** BEGIN **

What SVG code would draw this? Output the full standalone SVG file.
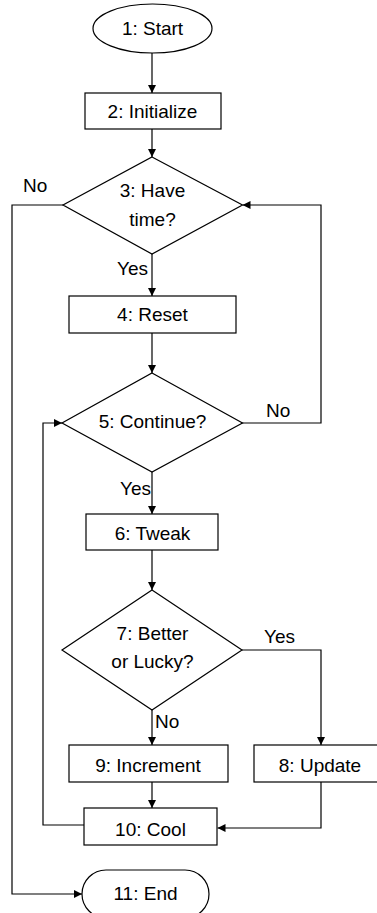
<svg xmlns="http://www.w3.org/2000/svg" width="377" height="913" viewBox="0 0 377 913">
<defs>
<marker id="arr" viewBox="0 0 10 10" refX="10" refY="5" markerWidth="8" markerHeight="8" markerUnits="userSpaceOnUse" orient="auto">
<path d="M0,0 L10,5 L0,10 Z" fill="#000"/>
</marker>
<style>
.s{fill:#fff;stroke:#000;stroke-width:1.2}
.c{fill:none;stroke:#000;stroke-width:1.2}
.a{marker-end:url(#arr)}
text{font-family:"Liberation Sans",Arial,sans-serif;font-size:19px;fill:#000}
.m{text-anchor:middle}
</style>
</defs>
<rect width="377" height="913" fill="#fff"/>
<g id="connectors">
<line class="c a" x1="152" y1="53" x2="152" y2="93"/>
<line class="c a" x1="152" y1="129" x2="152" y2="157"/>
<line class="c a" x1="152" y1="254" x2="152" y2="296"/>
<line class="c a" x1="152" y1="333" x2="152" y2="373"/>
<line class="c a" x1="152" y1="472" x2="152" y2="514"/>
<line class="c a" x1="152" y1="550" x2="152" y2="590"/>
<line class="c a" x1="152" y1="710" x2="152" y2="745"/>
<polyline class="c a" points="242,650 321,650 321,745"/>
<line class="c a" x1="152" y1="782" x2="152" y2="808"/>
<polyline class="c a" points="321,782 321,828 217.5,828"/>
<polyline class="c a" points="84,825 43,825 43,423 62,423"/>
<polyline class="c a" points="242,423 321,423 321,205 242.5,205"/>
<polyline class="c a" points="63,205 12,205 12,894 82,894"/>
<text x="148" y="275" text-anchor="end">Yes</text>
<text x="151" y="495" text-anchor="end">Yes</text>
<text x="155" y="728">No</text>
<text x="264" y="643">Yes</text>
<text x="266" y="417">No</text>
<text x="23" y="192">No</text>
</g>
<g id="n1"><ellipse class="s" cx="152.5" cy="28.5" rx="59.5" ry="24.5"/><text class="m" x="152.5" y="35">1: Start</text></g>
<g id="n2"><rect class="s" x="85" y="93" width="136" height="36"/><text class="m" x="152.5" y="118">2: Initialize</text></g>
<g id="n3"><polygon class="s" points="152,157 242.5,205 152,254 63,205"/><text class="m" x="152.5" y="197">3: Have</text><text class="m" x="152.5" y="226">time?</text></g>
<g id="n4"><rect class="s" x="69" y="296" width="167" height="37"/><text class="m" x="152.5" y="321">4: Reset</text></g>
<g id="n5"><polygon class="s" points="152,373 242.5,423 152,472 62,423"/><text class="m" x="152.5" y="428">5: Continue?</text></g>
<g id="n6"><rect class="s" x="86" y="514" width="132" height="36"/><text class="m" x="152.5" y="540">6: Tweak</text></g>
<g id="n7"><polygon class="s" points="152,590 242,650 152,710 62,650"/><text class="m" x="152.5" y="640">7: Better</text><text class="m" x="152.5" y="668">or Lucky?</text></g>
<g id="n8"><rect class="s" x="254" y="745" width="133" height="37"/><text class="m" x="320" y="772">8: Update</text></g>
<g id="n9"><rect class="s" x="69" y="745" width="159" height="37"/><text class="m" x="148" y="772">9: Increment</text></g>
<g id="n10"><rect class="s" x="84" y="808" width="133" height="37"/><text class="m" x="150.5" y="836">10: Cool</text></g>
<g id="n11"><rect class="s" x="82" y="870" width="127" height="48" rx="24"/><text class="m" x="145.5" y="900">11: End</text></g>
</svg>
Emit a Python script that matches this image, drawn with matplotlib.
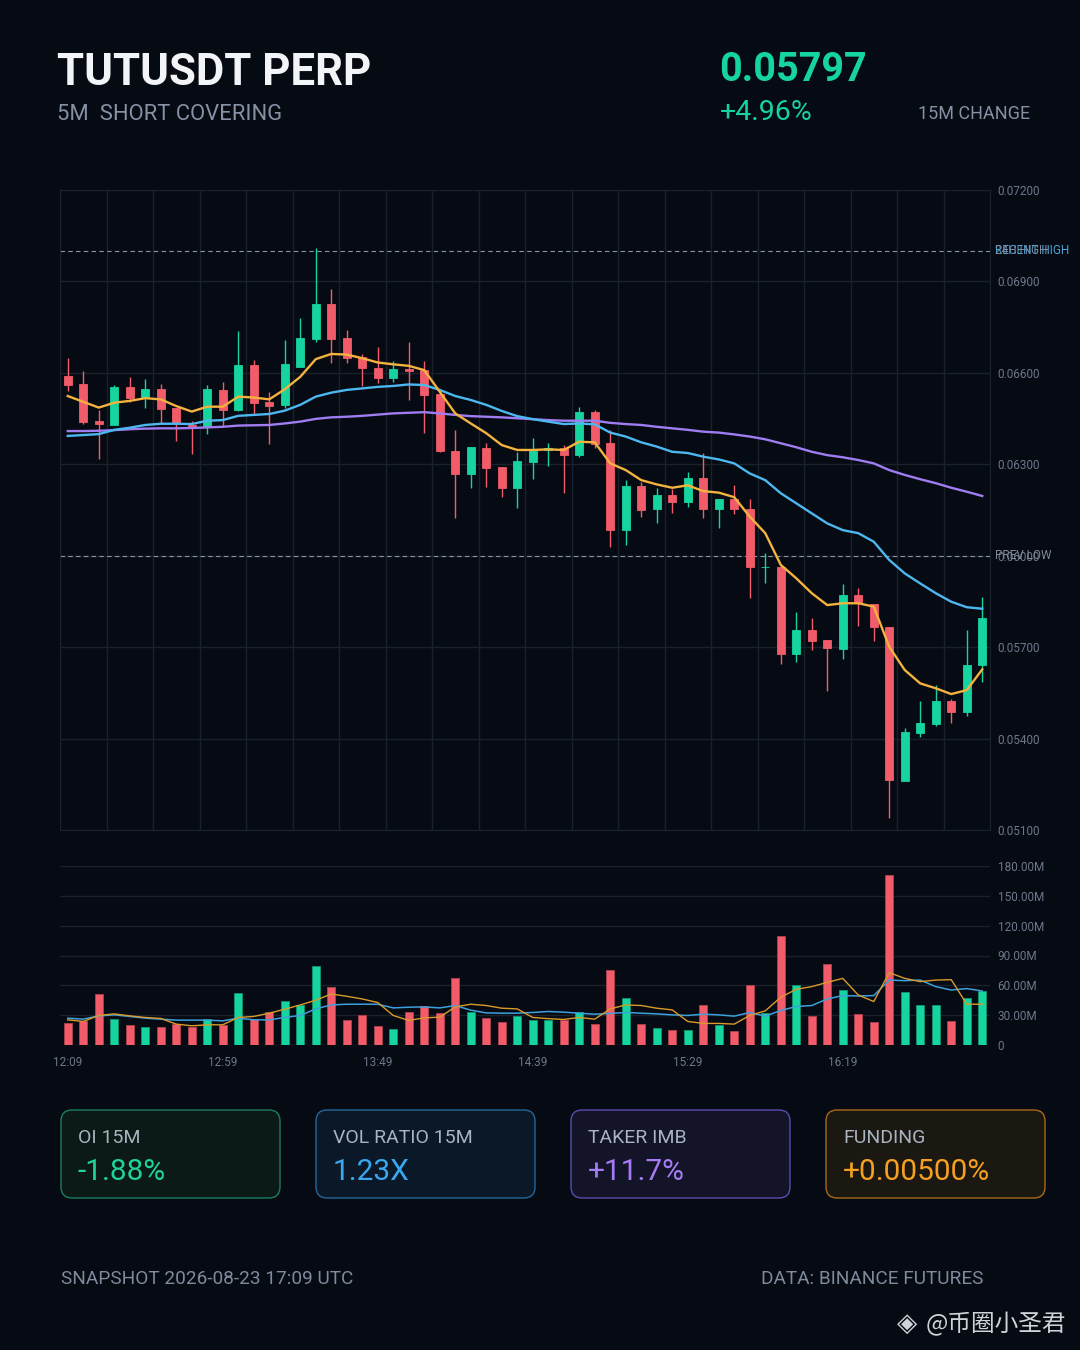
import numpy as np
import matplotlib.pyplot as plt
from matplotlib.patches import FancyBboxPatch

plt.rcParams['font.family'] = ['Roboto', 'Noto Sans CJK SC', 'DejaVu Sans']

# --- DATA (5m candles, 12:09 -> 17:04) ---
opens = [0.06590, 0.06563, 0.06441, 0.06430, 0.06553, 0.06521, 0.06547, 0.06484, 0.06429, 0.06423,
         0.06544, 0.06477, 0.06627, 0.06503, 0.06494, 0.06620, 0.06711, 0.06825, 0.06713, 0.06651,
         0.06617, 0.06584, 0.06614, 0.06608, 0.06531, 0.06343, 0.06268, 0.06353, 0.06290, 0.06221,
         0.06307, 0.06347, 0.06352, 0.06331, 0.06472, 0.06369, 0.06084, 0.06229, 0.06152, 0.06199,
         0.06177, 0.06254, 0.06154, 0.06186, 0.06152, 0.05962, 0.05964, 0.05679, 0.05755, 0.05722,
         0.05695, 0.05871, 0.05842, 0.05766, 0.05262, 0.05419, 0.05448, 0.05524, 0.05488, 0.05641]
highs = [0.06649, 0.06607, 0.06478, 0.06560, 0.06587, 0.06580, 0.06563, 0.06486, 0.06441, 0.06559,
         0.06570, 0.06736, 0.06642, 0.06538, 0.06709, 0.06780, 0.07010, 0.06874, 0.06741, 0.06662,
         0.06686, 0.06640, 0.06701, 0.06638, 0.06533, 0.06413, 0.06358, 0.06370, 0.06292, 0.06341,
         0.06386, 0.06369, 0.06362, 0.06487, 0.06478, 0.06413, 0.06248, 0.06242, 0.06221, 0.06218,
         0.06275, 0.06336, 0.06186, 0.06231, 0.06186, 0.06008, 0.05969, 0.05816, 0.05795, 0.05722,
         0.05907, 0.05893, 0.05842, 0.05766, 0.05434, 0.05524, 0.05576, 0.05529, 0.05756, 0.05866]
lows = [0.06540, 0.06433, 0.06316, 0.06428, 0.06505, 0.06485, 0.06434, 0.06377, 0.06333, 0.06399,
        0.06427, 0.06476, 0.06463, 0.06367, 0.06486, 0.06618, 0.06701, 0.06633, 0.06633, 0.06558,
        0.06566, 0.06569, 0.06511, 0.06404, 0.06340, 0.06125, 0.06221, 0.06226, 0.06194, 0.06158,
        0.06253, 0.06294, 0.06207, 0.06325, 0.06352, 0.06030, 0.06035, 0.06128, 0.06108, 0.06139,
        0.06161, 0.06125, 0.06090, 0.06137, 0.05860, 0.05911, 0.05644, 0.05652, 0.05691, 0.05556,
        0.05661, 0.05770, 0.05721, 0.05138, 0.05260, 0.05404, 0.05442, 0.05450, 0.05474, 0.05587]
closes = [0.06560, 0.06438, 0.06431, 0.06553, 0.06519, 0.06546, 0.06480, 0.06434, 0.06420, 0.06546,
          0.06478, 0.06626, 0.06502, 0.06492, 0.06628, 0.06714, 0.06825, 0.06711, 0.06648, 0.06615,
          0.06582, 0.06613, 0.06605, 0.06528, 0.06343, 0.06268, 0.06356, 0.06289, 0.06223, 0.06310,
          0.06345, 0.06353, 0.06330, 0.06472, 0.06367, 0.06084, 0.06229, 0.06150, 0.06199, 0.06177,
          0.06254, 0.06152, 0.06186, 0.06152, 0.05962, 0.05963, 0.05677, 0.05755, 0.05721, 0.05697,
          0.05871, 0.05844, 0.05765, 0.05264, 0.05423, 0.05450, 0.05523, 0.05488, 0.05641, 0.05797]

ma_fast = [0.06524, 0.06505, 0.06486, 0.06502, 0.06508, 0.06517, 0.06513, 0.06491, 0.06473, 0.06489,
           0.06489, 0.06522, 0.06519, 0.06513, 0.06546, 0.06587, 0.06645, 0.06662, 0.06660, 0.06648,
           0.06634, 0.06628, 0.06623, 0.06609, 0.06538, 0.06467, 0.06434, 0.06402, 0.06363, 0.06347,
           0.06347, 0.06349, 0.06347, 0.06374, 0.06372, 0.06303, 0.06281, 0.06248, 0.06234, 0.06223,
           0.06231, 0.06212, 0.06207, 0.06192, 0.06128, 0.06074, 0.05970, 0.05926, 0.05877, 0.05838,
           0.05844, 0.05844, 0.05833, 0.05701, 0.05625, 0.05581, 0.05565, 0.05546, 0.05559, 0.05627]
ma_mid = [0.06393, 0.06396, 0.06399, 0.06413, 0.06420, 0.06429, 0.06433, 0.06433, 0.06432, 0.06443,
          0.06445, 0.06459, 0.06462, 0.06465, 0.06476, 0.06495, 0.06522, 0.06535, 0.06544, 0.06549,
          0.06554, 0.06557, 0.06562, 0.06560, 0.06544, 0.06524, 0.06511, 0.06495, 0.06475, 0.06458,
          0.06448, 0.06440, 0.06432, 0.06434, 0.06431, 0.06404, 0.06391, 0.06372, 0.06358, 0.06341,
          0.06337, 0.06325, 0.06316, 0.06303, 0.06270, 0.06248, 0.06205, 0.06172, 0.06139, 0.06106,
          0.06084, 0.06074, 0.06046, 0.05986, 0.05942, 0.05909, 0.05877, 0.05849, 0.05831, 0.05826]
ma_slow = [0.06409, 0.06409, 0.06410, 0.06412, 0.06415, 0.06417, 0.06418, 0.06418, 0.06419, 0.06421,
           0.06423, 0.06427, 0.06428, 0.06429, 0.06434, 0.06440, 0.06449, 0.06454, 0.06456, 0.06459,
           0.06463, 0.06467, 0.06469, 0.06471, 0.06467, 0.06462, 0.06458, 0.06456, 0.06454, 0.06451,
           0.06448, 0.06445, 0.06443, 0.06443, 0.06443, 0.06436, 0.06432, 0.06429, 0.06423, 0.06418,
           0.06413, 0.06407, 0.06404, 0.06398, 0.06391, 0.06382, 0.06369, 0.06356, 0.06341, 0.06330,
           0.06323, 0.06314, 0.06303, 0.06281, 0.06265, 0.06251, 0.06238, 0.06223, 0.06210, 0.06196]

# volume in millions
volume = [22.3, 24.3, 51.0, 26.0, 20.0, 18.3, 18.0, 21.0, 18.0, 26.0,
          19.7, 52.3, 26.3, 33.3, 44.7, 40.3, 79.3, 58.3, 24.7, 29.7,
          19.0, 16.3, 33.3, 39.0, 32.3, 67.3, 32.7, 27.3, 23.3, 29.3,
          24.7, 25.0, 24.7, 33.3, 21.0, 75.3, 47.0, 21.0, 17.3, 14.7,
          15.0, 40.3, 20.3, 14.3, 60.3, 32.3, 110.0, 60.0, 29.0, 81.3,
          55.3, 31.0, 23.3, 171.3, 53.0, 40.0, 40.0, 24.3, 47.3, 54.3]
vol_ma_fast = [25.3, 23.7, 29.7, 31.3, 29.3, 27.7, 26.7, 21.0, 19.3, 20.3,
               20.3, 27.7, 28.7, 32.0, 36.0, 40.3, 45.0, 51.3, 49.0, 46.3,
               42.7, 29.7, 24.7, 27.3, 28.0, 38.3, 41.0, 39.7, 37.0, 36.3,
               27.7, 26.5, 25.7, 27.7, 26.0, 36.3, 40.3, 39.7, 37.0, 35.3,
               23.7, 21.7, 21.7, 21.0, 29.7, 34.3, 48.0, 56.0, 58.7, 63.0,
               67.0, 50.3, 43.7, 72.7, 67.0, 63.7, 65.3, 65.7, 41.0, 41.0]
vol_ma_slow = [27.0, 26.0, 29.3, 30.3, 28.7, 27.0, 26.0, 25.0, 25.0, 25.0,
               24.3, 27.0, 25.3, 25.3, 27.7, 29.7, 36.3, 40.3, 41.0, 41.0,
               41.0, 37.3, 38.0, 38.3, 37.3, 39.7, 35.0, 32.3, 32.0, 32.0,
               32.7, 33.7, 33.0, 32.0, 31.0, 31.7, 32.7, 32.0, 31.3, 30.3,
               29.7, 31.0, 30.3, 29.0, 32.7, 29.0, 34.7, 38.7, 39.7, 46.3,
               49.7, 49.3, 49.7, 65.3, 64.7, 65.3, 58.7, 55.3, 56.7, 54.3]

price_ticks = [0.051, 0.054, 0.057, 0.060, 0.063, 0.066, 0.069, 0.072]
vol_ticks = [0, 30, 60, 90, 120, 150, 180]
time_ticks = [0, 10, 20, 30, 40, 50]
time_labels = ['12:09', '12:59', '13:49', '14:39', '15:29', '16:19']

recent_high = 0.0700
prev_low = 0.0600

cards = [("OI 15M", "-1.88%"), ("VOL RATIO 15M", "1.23X"),
         ("TAKER IMB", "+11.7%"), ("FUNDING", "+0.00500%")]

# --- STYLE ---
BG = '#060a12'
GRID = '#19212d'
UP = '#16d49e'
DOWN = '#f25c6a'
TICK = '#6d788a'
SUB = '#8591a5'
W, H = 1080, 1350

fig = plt.figure(figsize=(10.8, 13.5), dpi=100, facecolor=BG)


def box(l, t, r, b):
    return [l / W, 1 - b / H, (r - l) / W, (b - t) / H]


x = np.arange(len(opens))
o = np.array(opens); c = np.array(closes)
up = c >= o
cols = np.where(up, UP, DOWN)

# price panel
ax = fig.add_axes(box(60, 190, 990, 830))
ax.set_facecolor(BG)
ax.set_xlim(-0.5, len(x) - 0.5)
ax.set_ylim(price_ticks[0], price_ticks[-1])
ax.set_xticks(np.arange(-0.5, len(x), 3))
ax.set_xticklabels([])
ax.set_yticks(price_ticks)
ax.set_yticklabels([f"{p:.5f}" for p in price_ticks])
ax.yaxis.tick_right()
ax.tick_params(length=0, colors=TICK, labelsize=8.5, pad=5.5)
ax.grid(True, color=GRID, lw=1)
ax.set_axisbelow(True)
for s in ax.spines.values():
    s.set_color(GRID)

ax.vlines(x, lows, highs, color=cols, lw=1, zorder=2)
ax.bar(x, c - o, bottom=o, width=0.5, color=cols, edgecolor=cols, lw=0.6, zorder=3)

ax.plot(x, ma_slow, color='#a07cf2', lw=1.7, zorder=4)
ax.plot(x, ma_mid, color='#4db8f0', lw=1.7, zorder=4)
ax.plot(x, ma_fast, color='#f4b23e', lw=1.7, zorder=4)

# level lines; their labels sit on top of each other as in the source
ax.axhline(recent_high, color='#8c95a3', lw=0.8, ls=(0, (4, 3)), zorder=1)
ax.axhline(prev_low, color='#8c95a3', lw=0.8, ls=(0, (4, 3)), zorder=1)
tr = ax.get_yaxis_transform()
ax.text(1.0054, recent_high, "RECENT HIGH", transform=tr, color='#4aa6d8', fontsize=8.5,
        va='center', ha='left', clip_on=False)
ax.text(1.0054, recent_high, "24H HIGH", transform=tr, color='#7f8a9c', fontsize=8.5,
        va='center', ha='left', clip_on=False)
ax.text(1.0054, prev_low, "PREV LOW", transform=tr, color='#7f8a9c', fontsize=8.5,
        va='center', ha='left', clip_on=False)

# volume panel
vax = fig.add_axes(box(60, 866, 990, 1045))
vax.set_facecolor(BG)
vax.set_xlim(-0.5, len(x) - 0.5)
vax.set_ylim(0, 180)
vax.bar(x, volume, width=0.52, color=cols, edgecolor=np.where(up, '#0f8f6c', '#a8404b'),
        lw=0.7, zorder=2)
vax.plot(x, vol_ma_slow, color='#3d9fdc', lw=1.1, zorder=3)
vax.plot(x, vol_ma_fast, color='#d99a2b', lw=1.0, zorder=3)
vax.set_yticks(vol_ticks)
vax.set_yticklabels(["0" if v == 0 else f"{v:.2f}M" for v in vol_ticks])
vax.yaxis.tick_right()
vax.set_xticks(time_ticks)
vax.set_xticklabels(time_labels)
vax.tick_params(length=0, colors=TICK, labelsize=8.5)
vax.tick_params(axis='y', pad=5.5)
vax.tick_params(axis='x', pad=8)
vax.grid(True, axis='y', color=GRID, lw=1)
vax.set_axisbelow(True)
for s in vax.spines.values():
    s.set_visible(False)

# overlay for header, cards, footer (pixel coords)
ov = fig.add_axes([0, 0, 1, 1], zorder=-1)
ov.set_xlim(0, W)
ov.set_ylim(H, 0)
ov.axis('off')

ov.text(57, 73, "TUTUSDT PERP", color='#f2f4f8', fontsize=31.5, fontweight='bold', va='center')
ov.text(57, 115, "5M  SHORT COVERING", color=SUB, fontsize=15.8, va='center')
ov.text(719, 70, "0.05797", color=UP, fontsize=28.5, fontweight='bold', va='center')
ov.text(720, 112, "+4.96%", color=UP, fontsize=20.5, va='center')
ov.text(1030, 114, "15M CHANGE", color=SUB, fontsize=13, va='center', ha='right')

card_style = [('#0b1a17', '#1b7d5f', '#1fd39a'), ('#0a1828', '#25679a', '#3aa8f0'),
              ('#141428', '#5d4bb0', '#a57cf5'), ('#1b1812', '#a8691c', '#f5a020')]
for i, ((label, val), (fc, ec, vc)) in enumerate(zip(cards, card_style)):
    left = 61 + i * 255
    ov.add_patch(FancyBboxPatch((left, 1110), 219, 88, boxstyle="round,pad=0,rounding_size=11",
                                fc=fc, ec=ec, lw=1))
    ov.text(left + 17, 1138, label, color='#a9b3c2', fontsize=14, va='center')
    ov.text(left + 17, 1172, val, color=vc, fontsize=21.5, va='center')

ov.text(61, 1279, "SNAPSHOT 2026-08-23 17:09 UTC", color='#7f8a9c', fontsize=13.7, va='center')
ov.text(983, 1279, "DATA: BINANCE FUTURES", color='#7f8a9c', fontsize=13.7, va='center', ha='right')

ov.text(907, 1324, "◈", color='#d0d4da', fontsize=19, va='center', ha='center',
        family=['DejaVu Sans'])
ov.text(926, 1324, "@币圈小圣君", color='#d0d4da', fontsize=17, va='center',
        family=['Noto Sans CJK SC', 'DejaVu Sans'])

fig.savefig('out.png', dpi=100, facecolor=BG)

** END **

Start at the line that contains "Emit a Python", stop at the line that contains "plt.rcParams['font.family'] = ['Roboto', 'Noto", and reproduce each line in that stretch exactly. Pictures are excluded.

Emit a Python script that matches this image, drawn with matplotlib.
import numpy as np
import matplotlib.pyplot as plt
from matplotlib.patches import FancyBboxPatch

plt.rcParams['font.family'] = ['Roboto', 'Noto Sans CJK SC', 'DejaVu Sans']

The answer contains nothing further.